We find a related sense of organizational philosophy when we move from particular organizations to look at more general principles of organization. Here we are not referring to the philosophy of a particular organization but to the philosophy that lies behind a general procedure or set of practices of organizing. We can see this in the idea that there is a unique organizational philosophy that stands behind, for example, total quality management or human resource management. The idea here seems to be that such approaches to organization do not merely involve rules to be applied mechanically but that a deeper change of mind-set is required to bring these to fruition. We should recall that Frederick Taylor insisted that scientific management was not simply a set of techniques to be applied but involved a complete change in thinking about organizing. In such statements is a recognition that organization is more than techniques and rules and involves an organizational philosophy as well.

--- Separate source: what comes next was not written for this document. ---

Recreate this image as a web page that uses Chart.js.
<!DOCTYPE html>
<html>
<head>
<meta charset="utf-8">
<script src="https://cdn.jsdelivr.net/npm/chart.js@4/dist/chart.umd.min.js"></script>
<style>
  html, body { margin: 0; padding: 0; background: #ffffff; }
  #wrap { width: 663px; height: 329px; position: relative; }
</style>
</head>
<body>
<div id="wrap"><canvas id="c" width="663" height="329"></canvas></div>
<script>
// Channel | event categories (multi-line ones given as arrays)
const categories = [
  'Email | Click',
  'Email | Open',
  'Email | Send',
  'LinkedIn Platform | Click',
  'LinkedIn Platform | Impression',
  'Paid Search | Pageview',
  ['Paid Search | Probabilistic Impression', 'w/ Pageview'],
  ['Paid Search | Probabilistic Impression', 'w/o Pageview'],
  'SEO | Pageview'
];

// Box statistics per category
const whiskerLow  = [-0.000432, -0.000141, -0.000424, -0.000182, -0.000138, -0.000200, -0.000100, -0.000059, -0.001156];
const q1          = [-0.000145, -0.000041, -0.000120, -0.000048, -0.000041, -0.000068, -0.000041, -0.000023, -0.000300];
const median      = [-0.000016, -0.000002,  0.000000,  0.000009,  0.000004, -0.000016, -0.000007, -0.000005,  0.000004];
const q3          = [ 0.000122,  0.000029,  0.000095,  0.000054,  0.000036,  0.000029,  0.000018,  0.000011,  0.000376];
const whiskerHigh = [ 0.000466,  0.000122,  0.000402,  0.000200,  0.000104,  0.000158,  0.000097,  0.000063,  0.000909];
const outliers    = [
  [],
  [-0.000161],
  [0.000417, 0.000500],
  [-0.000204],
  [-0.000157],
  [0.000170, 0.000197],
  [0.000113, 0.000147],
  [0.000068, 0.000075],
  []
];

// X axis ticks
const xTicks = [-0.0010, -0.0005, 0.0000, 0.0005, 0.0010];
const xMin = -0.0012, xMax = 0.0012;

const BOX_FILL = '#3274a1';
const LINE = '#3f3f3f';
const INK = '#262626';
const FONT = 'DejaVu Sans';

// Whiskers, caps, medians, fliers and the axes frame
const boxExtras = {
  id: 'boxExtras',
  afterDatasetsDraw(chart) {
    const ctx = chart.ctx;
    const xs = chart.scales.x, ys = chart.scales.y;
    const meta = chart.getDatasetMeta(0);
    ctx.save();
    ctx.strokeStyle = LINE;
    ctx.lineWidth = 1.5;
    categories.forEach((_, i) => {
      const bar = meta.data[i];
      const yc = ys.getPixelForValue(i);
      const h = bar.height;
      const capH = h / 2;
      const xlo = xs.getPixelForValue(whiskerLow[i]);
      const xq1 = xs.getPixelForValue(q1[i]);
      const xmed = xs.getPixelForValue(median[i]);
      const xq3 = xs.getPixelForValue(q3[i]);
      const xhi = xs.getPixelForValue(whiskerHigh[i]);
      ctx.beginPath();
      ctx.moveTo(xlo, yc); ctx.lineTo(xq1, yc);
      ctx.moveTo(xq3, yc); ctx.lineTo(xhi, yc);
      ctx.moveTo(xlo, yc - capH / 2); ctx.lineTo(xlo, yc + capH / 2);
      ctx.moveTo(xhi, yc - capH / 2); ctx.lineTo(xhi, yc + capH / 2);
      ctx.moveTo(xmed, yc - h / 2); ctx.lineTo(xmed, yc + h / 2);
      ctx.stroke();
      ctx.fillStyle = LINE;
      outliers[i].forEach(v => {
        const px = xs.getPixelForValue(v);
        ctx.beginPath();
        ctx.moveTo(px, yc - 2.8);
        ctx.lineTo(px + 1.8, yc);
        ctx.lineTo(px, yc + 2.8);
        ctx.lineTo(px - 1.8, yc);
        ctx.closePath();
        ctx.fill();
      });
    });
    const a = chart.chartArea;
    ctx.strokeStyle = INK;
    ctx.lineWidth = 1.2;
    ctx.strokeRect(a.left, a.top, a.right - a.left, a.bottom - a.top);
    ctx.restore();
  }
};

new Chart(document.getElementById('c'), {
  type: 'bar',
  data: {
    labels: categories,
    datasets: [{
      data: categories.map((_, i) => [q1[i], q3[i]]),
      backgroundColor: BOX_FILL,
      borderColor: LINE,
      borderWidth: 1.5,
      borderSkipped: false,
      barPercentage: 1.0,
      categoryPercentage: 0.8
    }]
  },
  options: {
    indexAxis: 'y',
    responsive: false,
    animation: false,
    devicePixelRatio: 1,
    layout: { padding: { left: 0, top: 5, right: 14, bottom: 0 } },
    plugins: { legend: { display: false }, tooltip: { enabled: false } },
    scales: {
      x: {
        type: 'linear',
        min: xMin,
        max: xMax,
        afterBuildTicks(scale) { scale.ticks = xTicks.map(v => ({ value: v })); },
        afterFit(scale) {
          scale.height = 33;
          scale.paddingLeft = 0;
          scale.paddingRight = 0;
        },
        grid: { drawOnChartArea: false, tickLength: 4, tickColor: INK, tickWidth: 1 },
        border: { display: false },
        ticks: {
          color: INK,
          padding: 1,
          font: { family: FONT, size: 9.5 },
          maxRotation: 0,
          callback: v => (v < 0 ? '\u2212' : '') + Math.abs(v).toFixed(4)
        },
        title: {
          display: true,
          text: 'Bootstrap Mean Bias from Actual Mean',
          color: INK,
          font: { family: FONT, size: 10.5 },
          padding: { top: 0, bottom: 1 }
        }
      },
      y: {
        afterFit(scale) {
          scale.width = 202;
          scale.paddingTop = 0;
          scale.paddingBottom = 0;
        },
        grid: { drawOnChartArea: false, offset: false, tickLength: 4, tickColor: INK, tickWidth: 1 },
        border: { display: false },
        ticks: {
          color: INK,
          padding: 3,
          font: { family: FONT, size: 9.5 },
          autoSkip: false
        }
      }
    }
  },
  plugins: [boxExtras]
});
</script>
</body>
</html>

If we can speak of the organizational philosophy of a particular organization and the organizational philosophy that accompanies various organizational theories, then there is a third and related meaning of organizational philosophy. This is the idea that dominant players in an organization—usually managers—in some way have to participate in understanding various organizational philosophies. If they can do this, then they can understand and can try to cultivate a particular organizational philosophy in the organization in which they work. Here managers are not simply technical functionaries but, in a way, organizational philosophers. They have to understand organizational philosophies and hence should attend business school and read the popular and scientific press to understand them. If they do this, then they will be in a position to be, in a very real sense, organizational philosophers. This will also, presumably, bring them economic success.

Conceptual Overview

While all three of the meanings of the phrase organizational philosophy have an intuitive sense to them, and they are all certainly used in everyday and business discourse, they also all seem to leave open some rather large questions about the meaning and prospects of philosophy in the context of organization. To begin, they use the word philosophy to refer to a way of thinking, a worldview, or something like a mind-set or framework. But one might wonder if it would not be more accurate to describe what we are talking about in the first three meanings here not as organizational philosophy but as something more like ways of thinking about organization or conceptual models or simply “organizational theories.”